[Data entries]
—————

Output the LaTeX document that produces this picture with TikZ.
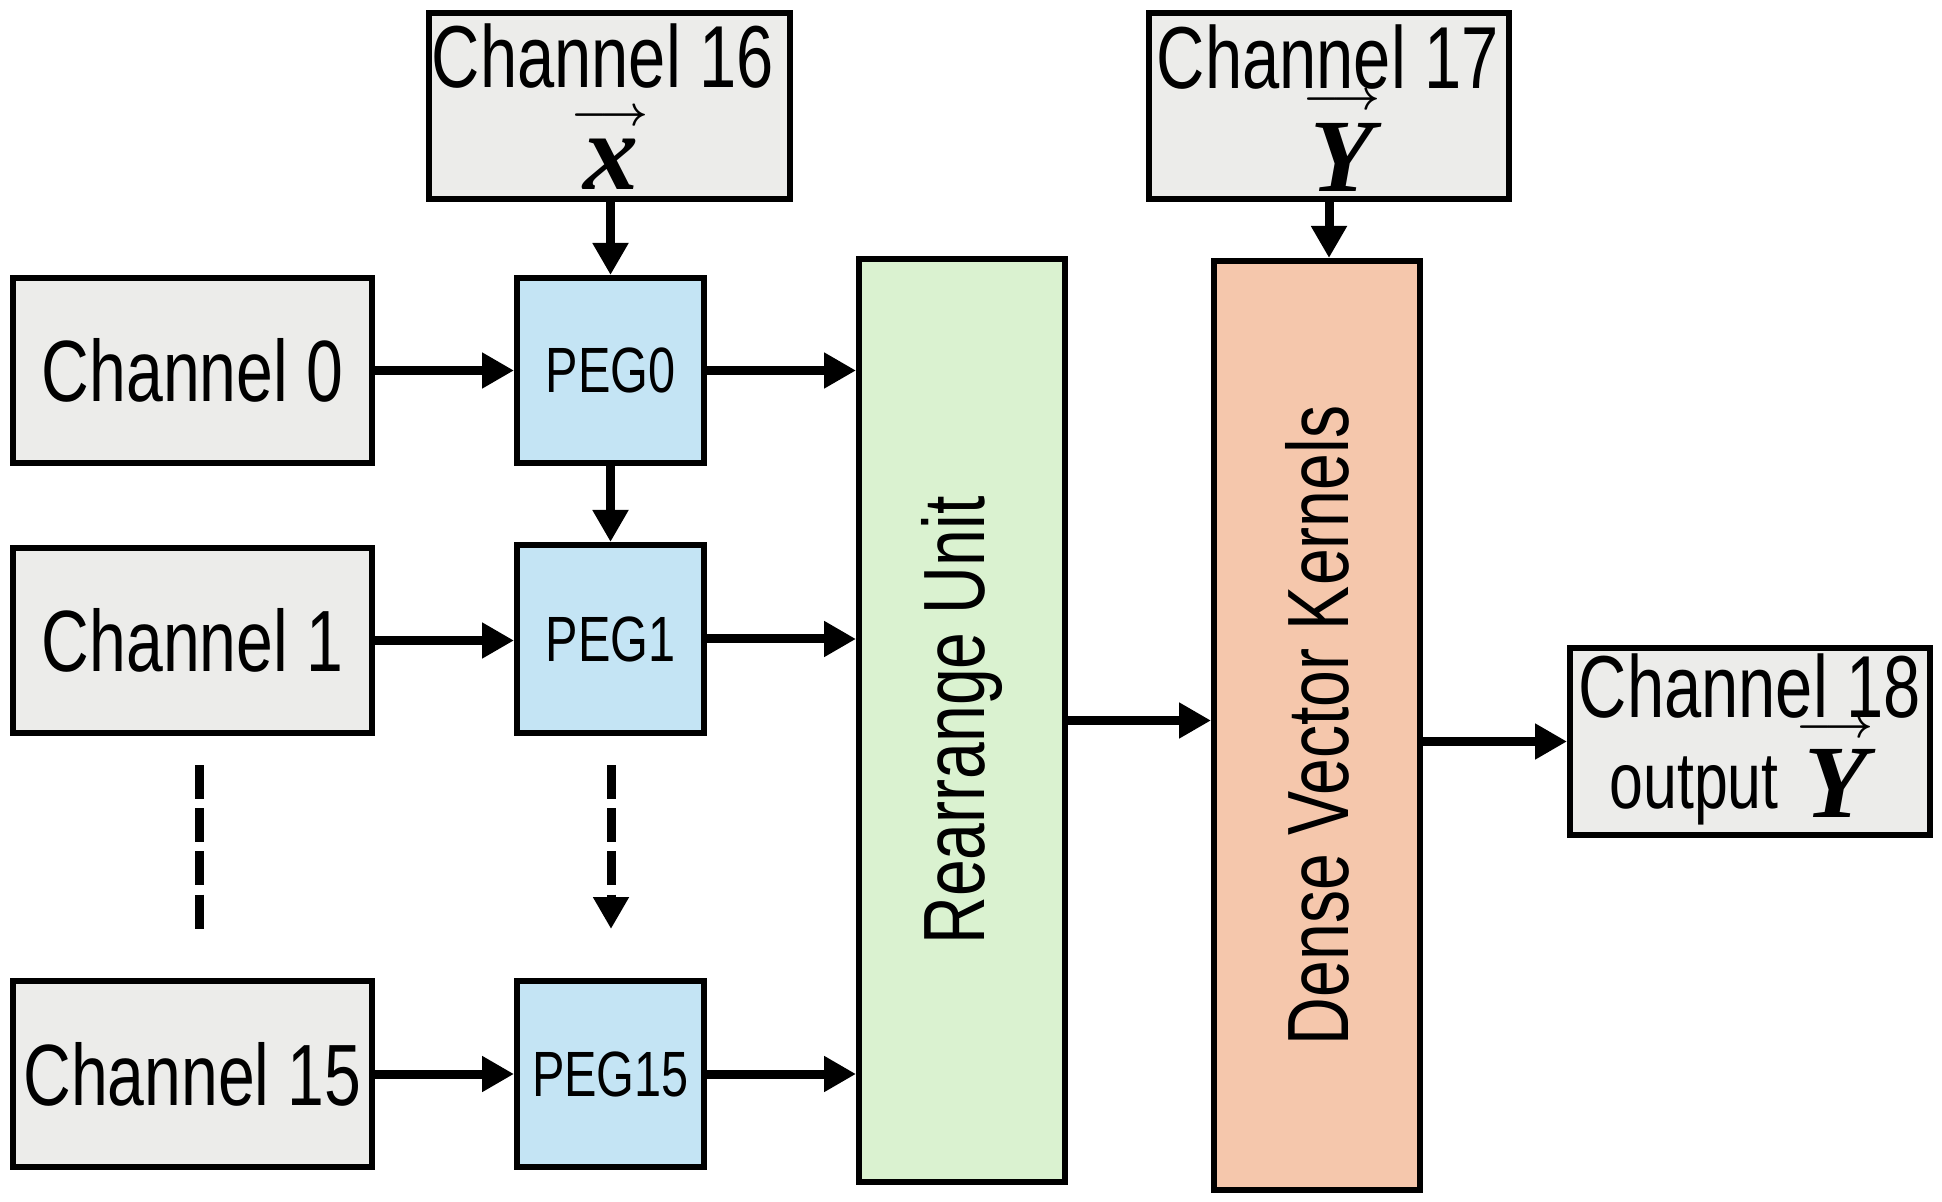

—————

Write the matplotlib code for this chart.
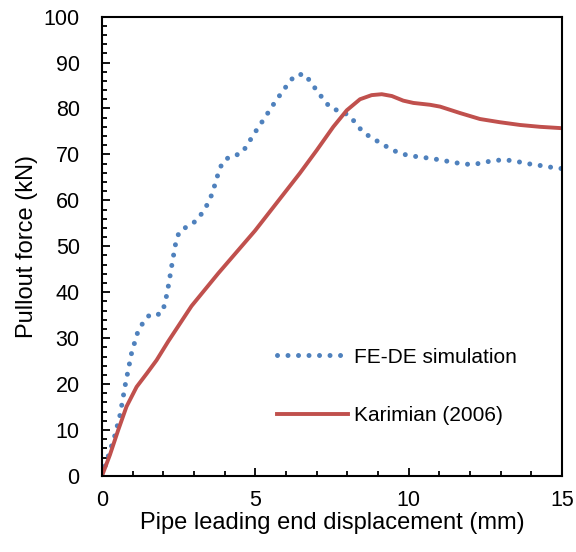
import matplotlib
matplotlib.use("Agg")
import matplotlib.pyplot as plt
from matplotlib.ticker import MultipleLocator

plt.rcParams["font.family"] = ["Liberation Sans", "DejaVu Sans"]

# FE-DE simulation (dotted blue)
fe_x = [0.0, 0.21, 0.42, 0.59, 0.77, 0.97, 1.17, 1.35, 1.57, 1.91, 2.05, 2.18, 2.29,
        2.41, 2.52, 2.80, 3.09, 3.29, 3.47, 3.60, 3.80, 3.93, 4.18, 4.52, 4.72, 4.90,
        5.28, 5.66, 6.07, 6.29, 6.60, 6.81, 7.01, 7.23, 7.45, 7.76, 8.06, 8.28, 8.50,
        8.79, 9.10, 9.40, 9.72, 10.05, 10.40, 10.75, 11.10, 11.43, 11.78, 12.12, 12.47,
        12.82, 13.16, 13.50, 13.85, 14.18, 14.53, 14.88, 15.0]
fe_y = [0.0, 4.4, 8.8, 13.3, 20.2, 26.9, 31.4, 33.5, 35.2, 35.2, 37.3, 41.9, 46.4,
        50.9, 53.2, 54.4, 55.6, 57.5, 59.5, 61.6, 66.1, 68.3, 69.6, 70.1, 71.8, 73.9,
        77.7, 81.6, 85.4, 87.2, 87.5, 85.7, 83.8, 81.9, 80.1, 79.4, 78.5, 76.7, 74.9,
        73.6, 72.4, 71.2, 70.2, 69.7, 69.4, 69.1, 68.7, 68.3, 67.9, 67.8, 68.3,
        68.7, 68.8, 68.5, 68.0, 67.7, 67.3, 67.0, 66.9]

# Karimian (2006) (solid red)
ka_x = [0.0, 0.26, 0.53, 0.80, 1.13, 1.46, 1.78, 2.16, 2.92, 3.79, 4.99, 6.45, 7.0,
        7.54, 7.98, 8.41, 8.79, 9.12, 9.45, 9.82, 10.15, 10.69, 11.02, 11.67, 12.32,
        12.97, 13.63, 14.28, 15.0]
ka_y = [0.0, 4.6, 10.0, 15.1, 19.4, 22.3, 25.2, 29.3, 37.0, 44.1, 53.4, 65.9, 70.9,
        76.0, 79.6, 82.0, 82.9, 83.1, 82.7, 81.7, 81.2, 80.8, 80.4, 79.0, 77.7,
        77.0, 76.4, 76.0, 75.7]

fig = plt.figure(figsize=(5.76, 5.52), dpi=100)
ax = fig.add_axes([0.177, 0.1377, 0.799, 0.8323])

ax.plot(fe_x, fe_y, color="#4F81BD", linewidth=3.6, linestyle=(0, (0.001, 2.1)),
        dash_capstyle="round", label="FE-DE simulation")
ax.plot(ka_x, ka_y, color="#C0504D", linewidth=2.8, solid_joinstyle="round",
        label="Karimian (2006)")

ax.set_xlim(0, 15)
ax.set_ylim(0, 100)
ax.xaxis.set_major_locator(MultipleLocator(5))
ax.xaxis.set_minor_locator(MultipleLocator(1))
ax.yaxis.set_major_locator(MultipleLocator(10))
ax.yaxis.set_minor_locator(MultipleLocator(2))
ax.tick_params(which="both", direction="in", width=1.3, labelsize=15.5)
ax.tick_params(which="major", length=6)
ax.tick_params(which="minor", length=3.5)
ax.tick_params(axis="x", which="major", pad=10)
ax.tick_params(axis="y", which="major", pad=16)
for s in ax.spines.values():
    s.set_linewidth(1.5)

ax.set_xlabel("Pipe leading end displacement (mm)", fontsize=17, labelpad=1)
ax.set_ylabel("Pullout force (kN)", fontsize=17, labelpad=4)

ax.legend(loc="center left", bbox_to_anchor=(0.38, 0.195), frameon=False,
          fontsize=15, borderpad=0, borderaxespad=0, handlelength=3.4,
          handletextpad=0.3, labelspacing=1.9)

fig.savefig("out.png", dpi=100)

—————

[Set exercise] Select from the material above each line in which the string "this" appears, and list those lines.

[Problem solution]
Output the LaTeX document that produces this picture with TikZ.
Write the matplotlib code for this chart.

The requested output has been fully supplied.